I don’t know what it’s like in your neck of the woods, but it seems like we have a lot of signature gatherers in Seattle, particularly in the downtowny touristy areas, but also in most of the neighborhood pedestrian centers too. They’re usually easily spotted, with their ubiquitous clipboards and slightly-too-chipper demeanor, but sometimes there’s just no avoiding them, and one must get to one’s bus stop while trying to avoid the pitch.
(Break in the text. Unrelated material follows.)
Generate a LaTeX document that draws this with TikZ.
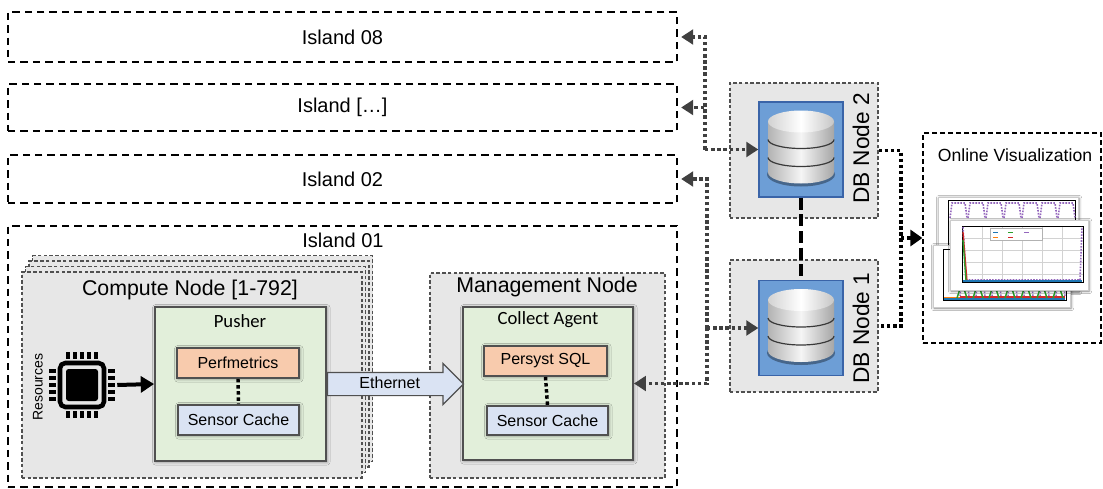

The real problem is that I agree with many of these causes, and feel like a monster for turning a blind eye to their fervent foot-soldiers– Doctors Without Borders seems like they do a lot of good work! But you’re a guy with a piece of paper in a sheet protector on the corner, and I’m not sure your t-shirt really makes you a credible representative of the organization. And what exactly am I signing up for anyway? I prefer to do my charitable giving in either the old-fashioned way (office visits), or the new-fashioned way (verified online portals). As for the political initiatives, it seems like those could benefit from a more comprehensive presentation too. In almost all of these cases, I’d just prefer a handbill or something, prompting me to do more research on my own.
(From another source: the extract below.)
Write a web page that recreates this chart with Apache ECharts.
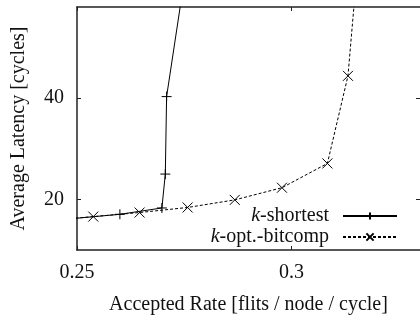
<!DOCTYPE html>
<html>
<head>
<meta charset="utf-8">
<script src="https://cdn.jsdelivr.net/npm/echarts@6/dist/echarts.min.js"></script>
<style>
  html, body { margin: 0; padding: 0; background: #fff; }
  #chart { width: 420px; height: 320px; }
</style>
</head>
<body>
<div id="chart"></div>
<script>
// accepted rate / latency (first and last points lie outside the frame)
const rateShortest = [0.245, 0.26, 0.2698, 0.2706, 0.2709, 0.2762]
const latShortest = [15.9, 17.05, 18.3, 25.0, 40.3, 70]
const rateBitcomp = [0.245, 0.2538, 0.2646, 0.2758, 0.2868, 0.2978, 0.3084, 0.3132, 0.3158]
const latBitcomp = [15.9, 16.6, 17.4, 18.4, 19.9, 22.3, 27.1, 44.4, 70]
const xTicks = [0.25, 0.3]
const yTicks = [20, 40]

const font = 'Liberation Serif'
const plusPath = 'path://M5,0L5,10M0,5L10,5'
const crossPath = 'path://M0,0L10,10M0,10L10,0'

function pairs(xs, ys) {
  return xs.map((x, i) => [x, ys[i]])
}

const axisLine = { show: true, lineStyle: { color: '#222', width: 1.5 } }

function xAxis(pos, labels) {
  return {
    type: 'value',
    position: pos,
    min: 0.25,
    max: 0.33,
    axisLine: axisLine,
    axisTick: { show: true, inside: true, length: 4, customValues: xTicks, lineStyle: { color: '#222' } },
    axisLabel: {
      show: labels,
      customValues: xTicks,
      margin: 13,
      fontFamily: font,
      fontSize: 20,
      color: '#111'
    },
    splitLine: { show: false }
  }
}

function yAxis(pos, labels) {
  return {
    type: 'value',
    position: pos,
    min: 10,
    max: 58,
    axisLine: axisLine,
    axisTick: { show: true, inside: true, length: 4, customValues: yTicks, lineStyle: { color: '#222' } },
    axisLabel: {
      show: labels,
      customValues: yTicks,
      margin: 13,
      fontFamily: font,
      fontSize: 20,
      color: '#111'
    },
    splitLine: { show: false }
  }
}

const bottomX = xAxis('bottom', true)
bottomX.name = 'Accepted Rate [flits / node / cycle]'
bottomX.nameLocation = 'middle'
bottomX.nameGap = 45
bottomX.nameTextStyle = { fontFamily: font, fontSize: 20, color: '#111' }

const leftY = yAxis('left', true)
leftY.name = 'Average Latency [cycles]'
leftY.nameLocation = 'middle'
leftY.nameGap = 48
leftY.nameTextStyle = { fontFamily: font, fontSize: 20, color: '#111' }

// the right border sits just outside the picture, only its ticks show
const rightY = yAxis('right', false)
rightY.axisLine = { show: false }

const option = {
  animation: false,
  backgroundColor: '#fff',
  grid: { left: 77, right: -2, top: 7, bottom: 70 },
  xAxis: [bottomX, xAxis('top', false)],
  yAxis: [leftY, rightY],
  legend: {
    orient: 'vertical',
    align: 'right',
    right: 17,
    top: 201,
    itemWidth: 54,
    itemHeight: 9,
    itemGap: 1,
    data: ['k-shortest', 'k-opt.-bitcomp'],
    formatter: name => '{i|k}' + name.slice(1),
    textStyle: {
      fontFamily: font,
      fontSize: 20,
      color: '#111',
      padding: [0, 9, 0, 0],
      rich: {
        i: { fontFamily: font, fontSize: 20, fontStyle: 'italic', color: '#111' }
      }
    }
  },
  series: [
    {
      name: 'k-shortest',
      type: 'line',
      data: pairs(rateShortest, latShortest),
      symbol: plusPath,
      symbolSize: 10,
      showAllSymbol: true,
      clip: true,
      lineStyle: { color: '#000', width: 1 },
      itemStyle: { color: '#000', borderColor: '#000', borderWidth: 1 }
    },
    {
      name: 'k-opt.-bitcomp',
      type: 'line',
      data: pairs(rateBitcomp, latBitcomp),
      symbol: crossPath,
      symbolSize: 10,
      showAllSymbol: true,
      clip: true,
      lineStyle: { color: '#000', width: 1, type: [3, 2] },
      itemStyle: { color: '#000', borderColor: '#000', borderWidth: 1 }
    }
  ]
}

const myChart = echarts.init(document.getElementById('chart'))
myChart.setOption(option)
</script>
</body>
</html>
I really feel for these folks, though– I can’t imagine it’s an easy job to be the pedestrian equivalent of a telemarketer. Considering the number of times I’ve been lectured at by customers at prior jobs, seemingly under the assumption that I was the corporate president who also happened to be operating the cash register, I can’t imagine what sort of wacko advice these folks receive. Well, I can imagine: it’s probably weird, unwarranted personal attacks, political screeds, and uncreative profanities. But hopefully they’re actually getting paid for their efforts– even bummer jobs should at least have a paycheck involved. Heck, maybe, just maybe they’re paid really well– like oil company money or something. Living in the brave new world of Super PACs and Koch Brother Shenanigans, who knows what sort of dark money is surging through America’s political veins! They could all be Reptiloids spreading chemtrails for the Illuminati, tricking us into signing up for the one-world government! They’re just the advance scouts– before we know it, this place will be lousy with Moon Nazis!